The fate of the ornate Coignet building has been closely watched since Whole Foods announced plans to build a 52,000-square foot store just a few feet from the historic building, which has stood at the site since the mid-1870s. Any improvements to the structure must be approved by the Landmarks Preservation Commission.

Whole Foods spokesman Michael Sinatra said he could not disclose how much it would cost to restore the building's exterior. No work is planned on the building's interior.

The Coignet building was built around 1873 to show off a new kind of concrete produced at an adjacent factory that was later demolished, according to the 2006 landmark designation report. Preservationists protested when Whole Foods won permission to shrink the building's lot size.

Whole Foods officials also told Community Board 6 the store will showcase Brooklyn-based products in nearly every aisle.

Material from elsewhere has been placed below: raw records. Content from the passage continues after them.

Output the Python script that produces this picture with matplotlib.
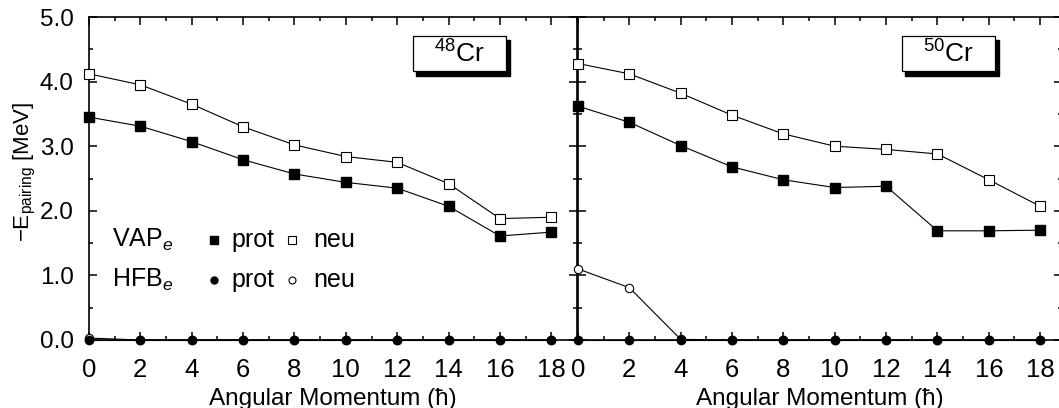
import numpy as np
import matplotlib
matplotlib.use("Agg")
import matplotlib.pyplot as plt
from matplotlib.patches import Rectangle
from matplotlib.ticker import MultipleLocator, FormatStrFormatter

plt.rcParams['font.family'] = ['Liberation Sans', 'DejaVu Sans']
plt.rcParams['mathtext.fontset'] = 'custom'
plt.rcParams['mathtext.rm'] = 'Liberation Sans'
plt.rcParams['mathtext.it'] = 'Liberation Sans:italic'

spin = [0, 2, 4, 6, 8, 10, 12, 14, 16, 18]

# 48Cr
vap_prot_48 = [3.45, 3.31, 3.07, 2.79, 2.57, 2.44, 2.35, 2.07, 1.61, 1.67]
vap_neu_48 = [4.12, 3.95, 3.65, 3.30, 3.02, 2.84, 2.75, 2.42, 1.88, 1.90]
hfb_prot_48 = [0, 0, 0, 0, 0, 0, 0, 0, 0, 0]
hfb_neu_48 = [0.03, 0, 0, 0, 0, 0, 0, 0, 0, 0]

# 50Cr
vap_prot_50 = [3.62, 3.37, 3.01, 2.68, 2.48, 2.36, 2.38, 1.69, 1.69, 1.70]
vap_neu_50 = [4.28, 4.12, 3.82, 3.48, 3.19, 3.00, 2.95, 2.88, 2.48, 2.07]
hfb_prot_50 = [0, 0, 0, 0, 0, 0, 0, 0, 0, 0]
hfb_neu_50 = [1.10, 0.81, 0.01, 0, 0, 0, 0, 0, 0, 0]

nuclei = ['$\\mathregular{^{48}Cr}$', '$\\mathregular{^{50}Cr}$']

W, H = 1059, 408
fig = plt.figure(figsize=(W / 100, H / 100), dpi=100)
ax1 = fig.add_axes([89 / W, 68 / H, 488 / W, 323 / H])
ax2 = fig.add_axes([578 / W, 68 / H, 484 / W, 323 / H])

data = [
    (ax1, vap_prot_48, vap_neu_48, hfb_prot_48, hfb_neu_48, 19.0),
    (ax2, vap_prot_50, vap_neu_50, hfb_prot_50, hfb_neu_50, 18.85),
]

for i, (ax, vp, vn, hp, hn, xmax) in enumerate(data):
    lw = 0.8
    ax.plot(spin, hn, '-', color='black', lw=lw, marker='o', ms=6,
            mfc='white', mec='black', mew=0.8, clip_on=False, zorder=3)
    ax.plot(spin, hp, '-', color='black', lw=lw, marker='o', ms=6,
            mfc='black', mec='black', clip_on=False, zorder=4)
    ax.plot(spin, vn, '-', color='black', lw=lw, marker='s', ms=6.5,
            mfc='white', mec='black', mew=0.8, clip_on=False, zorder=3)
    ax.plot(spin, vp, '-', color='black', lw=lw, marker='s', ms=6.5,
            mfc='black', mec='black', clip_on=False, zorder=3)

    ax.set_xlim(0, xmax)
    ax.set_ylim(0, 5)
    ax.xaxis.set_major_locator(MultipleLocator(2))
    ax.xaxis.set_minor_locator(MultipleLocator(1))
    ax.yaxis.set_major_locator(MultipleLocator(1))
    ax.yaxis.set_minor_locator(MultipleLocator(0.5))
    ax.yaxis.set_major_formatter(FormatStrFormatter('%.1f'))
    ax.tick_params(which='both', direction='in', top=True, right=True,
                   width=1.1)
    ax.tick_params(axis='x', labelsize=18.5, pad=13)
    ax.tick_params(axis='y', labelsize=17.5, pad=11)
    ax.tick_params(which='major', length=5.5)
    ax.tick_params(which='minor', length=3)
    for s in ax.spines.values():
        s.set_linewidth(1.2)
    ax.set_xlabel('Angular Momentum (ħ)', fontsize=17.5, labelpad=4)

    # nucleus label box with shadow
    ax.add_patch(Rectangle((12.75, 4.08), 3.65, 0.57, facecolor='black',
                           edgecolor='black', zorder=5))
    ax.add_patch(Rectangle((12.6, 4.16), 3.65, 0.55, facecolor='white',
                           edgecolor='black', lw=0.9, zorder=6))
    ax.text(14.42, 4.43, nuclei[i], ha='center', va='center', fontsize=19,
            zorder=7)

ax2.tick_params(axis='y', labelleft=False)
ax1.set_ylabel('$-\\mathregular{E_{pairing}}$ [MeV]', fontsize=16)
ax1.yaxis.set_label_coords(-0.105, 0.52)

# legend built by hand inside the left panel
ax1.text(0.9, 1.55, '$\\mathregular{VAP}_{e}$', fontsize=18, va='center')
ax1.text(0.9, 0.93, '$\\mathregular{HFB}_{e}$', fontsize=18, va='center')
ax1.plot([4.85], [1.55], 's', color='black', ms=5.5)
ax1.plot([7.9], [1.55], 's', mfc='white', mec='black', mew=0.8, ms=5.5)
ax1.plot([4.85], [0.93], 'o', color='black', ms=5)
ax1.plot([7.9], [0.93], 'o', mfc='white', mec='black', mew=0.8, ms=5)
for yy in [1.55, 0.93]:
    ax1.text(5.55, yy, 'prot', fontsize=18, va='center')
    ax1.text(8.75, yy, 'neu', fontsize=18, va='center')

fig.savefig('out.png', dpi=100)
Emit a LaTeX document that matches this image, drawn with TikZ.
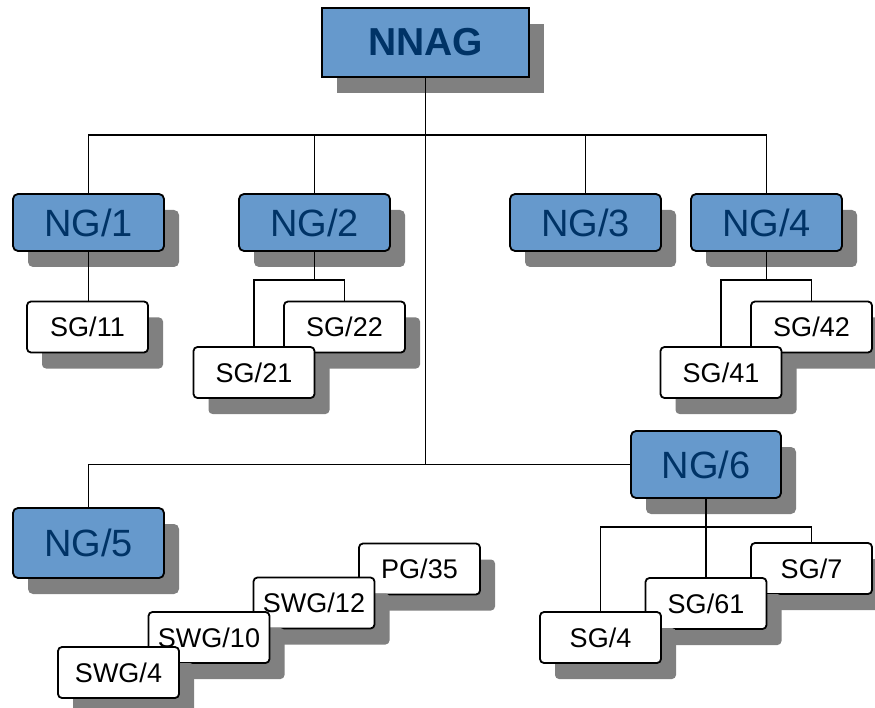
\documentclass[tikz,border=0pt]{standalone}
\usepackage{fontspec}
\setmainfont{Liberation Sans}
\usetikzlibrary{shadows}

\definecolor{groupblue}{RGB}{102,153,204}
\definecolor{groupnavy}{RGB}{0,51,102}
\definecolor{shadowgray}{RGB}{128,128,128}

\begin{document}
\begin{tikzpicture}[x=1pt, y=-1pt, line width=1.8pt,
		boxshadow/.style={drop shadow={shadow xshift=15pt, shadow yshift=-16pt, fill=shadowgray, opacity=1}},
		topbox/.style={draw, fill=groupblue, text=groupnavy, boxshadow, inner sep=0pt, minimum width=207pt, minimum height=69pt, font=\fontsize{39}{44}\selectfont\bfseries},
		ngbox/.style={draw, rounded corners=5pt, fill=groupblue, text=groupnavy, boxshadow, inner sep=0pt, minimum width=151pt, minimum height=57pt, font=\fontsize{38}{44}\selectfont},
		sgbox/.style={draw, rounded corners=4pt, fill=white, boxshadow, inner sep=0pt, minimum width=121pt, minimum height=51pt, font=\fontsize{27}{30}\selectfont}]
			\useasboundingbox (0,0) rectangle (875,708);
			% main groups
			\node[topbox] (nnag) at (425.5,42.5) {NNAG};
			\node[ngbox] (ng1) at (88.5,222.5) {NG/1};
			\node[ngbox] (ng2) at (314.5,222.5) {NG/2};
			\node[ngbox] (ng3) at (585.5,222.5) {NG/3};
			\node[ngbox] (ng4) at (766.5,222.5) {NG/4};
			\node[ngbox, minimum height=70pt] (ng5) at (88.5,543) {NG/5};
			\node[ngbox, minimum width=150pt, minimum height=67pt] (ng6) at (706,464.5) {NG/6};
			% sub groups
			\node[sgbox] (sg11) at (87.5,327) {SG/11};
			\node[sgbox] (sg22) at (344.5,327) {SG/22};
			\node[sgbox] (sg21) at (254,372.5) {SG/21};
			\node[sgbox] (sg42) at (811.5,327) {SG/42};
			\node[sgbox] (sg41) at (721,372.5) {SG/41};
			\node[sgbox] (pg35) at (419.5,569) {PG/35};
			\node[sgbox] (swg12) at (314,603) {SWG/12};
			\node[sgbox] (swg10) at (209,637.5) {SWG/10};
			\node[sgbox] (swg4) at (118.5,672.5) {SWG/4};
			\node[sgbox] (sg7) at (811.5,568.5) {SG/7};
			\node[sgbox] (sg61) at (706,603.5) {SG/61};
			\node[sgbox] (sg4) at (600.5,637.5) {SG/4};
			% connectors
			\coordinate (topbus) at (425.5,135);
			\draw (nnag.south) -- (topbus);
			\draw (ng1.north) |- (topbus) -| (ng4.north);
			\draw (ng2.north) -- (ng2.north |- topbus);
			\draw (ng3.north) -- (ng3.north |- topbus);
			\draw (topbus) -- (topbus |- ng6.west);
			\draw (ng5.north) |- (ng6.west);
			\draw (ng1.south) -- (ng1.south |- sg11.north);
			\draw (ng2.south) -- ++(0,28) coordinate (fork2);
			\draw (sg21.north) |- (fork2) -| (sg22.north);
			\draw (ng4.south) -- ++(0,28) coordinate (fork4);
			\draw (sg41.north) |- (fork4) -| (sg42.north);
			\draw (ng6.south) -- ++(0,28) coordinate (fork6);
			\draw (sg4.north) |- (fork6) -| (sg7.north);
			\draw (fork6) -- (sg61.north);
		\end{tikzpicture}
\end{document}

The new store, now in the initial stages of construction on Third Street and Third Avenue, will stock Brooklyn Brine pickles and Crop to Cup Coffee, both of which are headquartered on President Street, just blocks from the new store.

Other local products will include Red Hook’s Sixpoint Beer, Greenpoint’s Gotham Greens and Acme Smoked Fish, and Boerum Hill-based NuNu Chocolates.

The Austin-based gourmet retailer says it's so committed to hawking local wares that it employs a "local forager who solely works as a liaison and conduit to assist small producers in growing their business."

Sinatra said offering neighborhood-centric products is in line with Whole Foods' corporate philosophy. "That's who we are as a company," Sinatra said. "The idea is that when we open a store it's not just to bring a store…it's (also about) supporting the local community and local vendors."

Workers are now preparing the new store’s construction site, and work on the foundation is expected to start later this fall. The 52,000-square foot store is expected to be completed in fall 2013.

Hiring for the new store will start in the summer of 2013, and local elected officials are expected to help organize job fairs in the neighborhood so locals get first crack at “high-quality new employment opportunities,” Whole Foods representatives told Community Board 6.